Now, think of another town, Town B, where every home can speak a different language. Everyone interacts with the world differently, and there’s no “universal” understanding or set organization. If one home is different, it doesn’t affect anyone else at all.
This helps illustrate one of the fundamental differences between SQL relational and NoSQL non-relational databases, and this distinction has big implications. Let’s explain:
SQL databases use structured query language (SQL) for defining and manipulating data. On one hand, this is extremely powerful: SQL is one of the most versatile and widely-used options available, making it a safe choice and especially great for complex queries. On the other hand, it can be restrictive. SQL requires that you use predefined schemas to determine the structure of your data before you work with it. In addition, all of your data must follow the same structure. This can require significant up-front preparation, and, as with Town A, it can mean that a change in the structure would be both difficult and disruptive to your whole system.
A NoSQL database, on the other hand, has dynamic schema for unstructured data, and data is stored in many ways: it can be column-oriented, document-oriented, graph-based or organized as a KeyValue store. This flexibility means that:
- You can create documents without having to first define their structure
- Each document can have its own unique structure
- The syntax can vary from database to database, and
- You can add fields as you go.
In most situations, SQL databases are vertically scalable, which means that you can increase the load on a single server by increasing things like CPU, RAM or SSD. NoSQL databases, on the other hand, are horizontally scalable. This means that you handle more traffic by sharding, or adding more servers in your NoSQL database. It’s like adding more floors to the same building versus adding more buildings to the neighborhood. The latter can ultimately become larger and more powerful, making NoSQL databases the preferred choice for large or ever-changing data sets.
SQL databases are table-based, while NoSQL databases are either document-based, key-value pairs, graph databases or wide-column stores. This makes relational SQL databases a better option for applications that require multi-row transactions – such as an accounting system – or for legacy systems that were built for a relational structure.

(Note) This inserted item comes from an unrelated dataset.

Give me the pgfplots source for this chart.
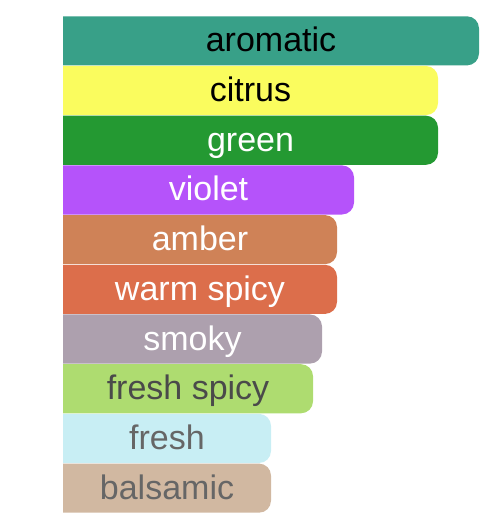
\documentclass[border=0pt]{standalone}
\usepackage{pgfplots}
\pgfplotsset{compat=1.18}
\usepackage{fontspec}
\setmainfont{Liberation Sans}
\definecolor{cArom}{HTML}{38A088}
\definecolor{cCitr}{HTML}{FAFC5E}
\definecolor{cGreen}{HTML}{249932}
\definecolor{cViol}{HTML}{B553FA}
\definecolor{cAmb}{HTML}{CF8257}
\definecolor{cWarm}{HTML}{DC6E4B}
\definecolor{cSmok}{HTML}{ADA0AE}
\definecolor{cFsp}{HTML}{AEDC70}
\definecolor{cFresh}{HTML}{C8EEF4}
\definecolor{cBals}{HTML}{D1B8A1}
\definecolor{tDark}{HTML}{4A4A4A}
\definecolor{tGray}{HTML}{666666}
% #1 position, #2 value, #3 fill, #4 text colour, #5 label
\newcommand{\fbar}[5]{%
  \pgfmathsetmacro\ylo{#1-0.494}%
  \pgfmathsetmacro\yhi{#1+0.494}%
  \addplot[fill=#3, draw=none, rounded corners=12bp]
    coordinates {(-40,\ylo) (#2,\ylo) (#2,\yhi) (-40,\yhi)} -- cycle;
  \addplot[only marks, mark=none, x filter/.expression={x/2},
    nodes near coords, point meta=explicit symbolic,
    nodes near coords style={text=#4, anchor=base, yshift=-11bp, font=\fontsize{34bp}{38bp}\selectfont, inner sep=0pt}]
    coordinates {(#2,#1) [#5]};
}
\begin{document}
\begin{tikzpicture}
\begin{axis}[
  scale only axis, width=437bp, height=526bp,
  xmin=0, xmax=437, ymin=-0.7616, ymax=9.822,
  axis line style={draw=none}, ticks=none,
  clip=true,
]
\fbar{9}{416}{cArom}{black}{aromatic}
\fbar{8}{375}{cCitr}{black}{citrus}
\fbar{7}{375}{cGreen}{white}{green}
\fbar{6}{291}{cViol}{white}{violet}
\fbar{5}{274}{cAmb}{white}{amber}
\fbar{4}{274}{cWarm}{white}{warm spicy}
\fbar{3}{259}{cSmok}{white}{smoky}
\fbar{2}{250}{cFsp}{tDark}{fresh spicy}
\fbar{1}{208}{cFresh}{tGray}{fresh}
\fbar{0}{208}{cBals}{tGray}{balsamic}
\end{axis}
\path ([xshift=-63bp]current axis.south west) -- (current axis.north east);
\end{tikzpicture}
\end{document}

Some examples of SQL databases include MySQL, Oracle, PostgreSQL, and Microsoft SQL Server. NoSQL database examples include MongoDB, BigTable, Redis, RavenDB Cassandra, HBase, Neo4j and CouchDB.
SQL vs NoSQL: MySQL vs MongoDB
Now that we’ve established the key structural differences between SQL and NoSQL databases, let’s delve into the key functional differences between the two, looking specifically at MySQL and MongoDB as examples.
MySQL: The SQL Relational Database
The following are some MySQL benefits and strengths:
- Maturity: MySQL is an extremely established database, meaning that there’s a huge community, extensive testing and quite a bit of stability.
- Compatibility: MySQL is available for all major platforms, including Linux, Windows, Mac, BSD and Solaris. It also has connectors to languages like Node.js, Ruby, C#, C++, Java, Perl, Python and PHP, meaning that it’s not limited to SQL query language.
- Cost-effective: The database is open source and free.
- Replicable: The MySQL database can be replicated across multiple nodes, meaning that the workload can be reduced and the scalability and availability of the application can be increased.
- Sharding: While sharding cannot be done on most SQL databases, it can be done on MySQL servers. This is both cost-effective and good for business.
MongoDB: The NoSQL Non-Relational Database
The following are some of MongoDB benefits and strengths:
- Dynamic schema: As mentioned, this gives you flexibility to change your data schema without modifying any of your existing data.
- Scalability: MongoDB is horizontally scalable, which helps reduce the workload and scale your business with ease.
- Manageability: The database doesn’t require a database administrator. Since it is fairly user-friendly in this way, it can be used by both developers and administrators.
- Speed: It’s high-performing for simple queries.
- Flexibility: You can add new columns or fields on MongoDB without affecting existing rows or application performance.
So Which Database Is Right For Your Business?
MySQL is a strong choice for any business that will benefit from its pre-defined structure and set schemas. For example, applications that require multi-row transactions – like accounting systems or systems that monitor inventory – or that run on legacy systems will thrive with the MySQL structure.
MongoDB, on the other hand, is a good choice for businesses that have rapid growth or databases with no clear schema definitions. More specifically, if you cannot define a schema for your database, if you find yourself denormalizing data schemas, or if your schema continues to change – as is often the case with mobile apps, real-time analytics, content management systems, etc.- MongoDB can be a strong choice for you.